I've got data which saved all the survey question responses to the same cell. I'm trying to find a way to split the data into multiple columns and use the part of each string until a set delimiter as the column name. The table looks like this at the moment
ID | Response |
---|---|
1 | "gender":"Female","occupation":"student","handed":"Left" |
2 | "gender":"Female","occupation":"Reporter","handed":"Right" |
df <- structure(list(ID = 1:2, Response = c("\"gender\":\"Female\",\"occupation\":\"student\",\"handed\":\"Left\"",
"\"gender\":\"Female\",\"occupation\":\"Reporter\",\"handed\":\"Right\""
)), class = "data.frame", row.names = c(NA, -2L))
and I would like it to look like this
ID | gender | occupation | handed |
---|---|---|---|
1 | "Female" | "student" | "Left" |
2 | "Female" | "Reporter" | "Right" |
I've managed to separate the question and response into one column with this
df<- df%>%
mutate(NUM = row_number()) #row number is used as a key for merge
dfdelimted<-
str_split_fixed(df$response, ',"', 50)
dfdelimted<-data.frame(dfdelimted)
dfdelimted<- dfdelimted%>%
mutate(NUM = row_number()) #row number is used as a key for merge
df <- merge(df,dfdelimted, by="NUM")
Which outputs this:
ID | v1 | v2 | v3 |
---|---|---|---|
1 | "gender":"Female" | "occupation":"student" | "handed":"Left" |
2 | "gender":"Female" | "occupation":"Reporter" | "handed":"Right" |
I can't seem to figure out how to word this for a google search so any help would be great!
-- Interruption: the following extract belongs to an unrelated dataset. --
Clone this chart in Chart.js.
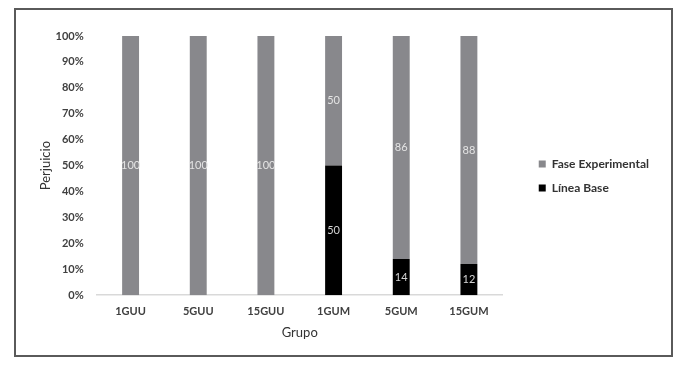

Here's how you can do it with separate_longer_delim()
. Basically what we're doing is:
library("tidyverse")
df |>
separate_longer_delim(Response, delim = ",") |>
separate_wider_regex(Response, patterns = c("\"", "name" = ".*?", "\":\"","value" = ".*?", "\"")) |>
pivot_wider()
Output:
# A tibble: 2 × 4
ID gender occupation handed
<int> <chr> <chr> <chr>
1 1 Female student Left
2 2 Female Reporter Right
Maybe there's a way of creating the columns directly. Of course, you could extract them with regex, but I didn't want to presume that the values in the Response column will never change, but if are constant, then that would be the more straightforward approach.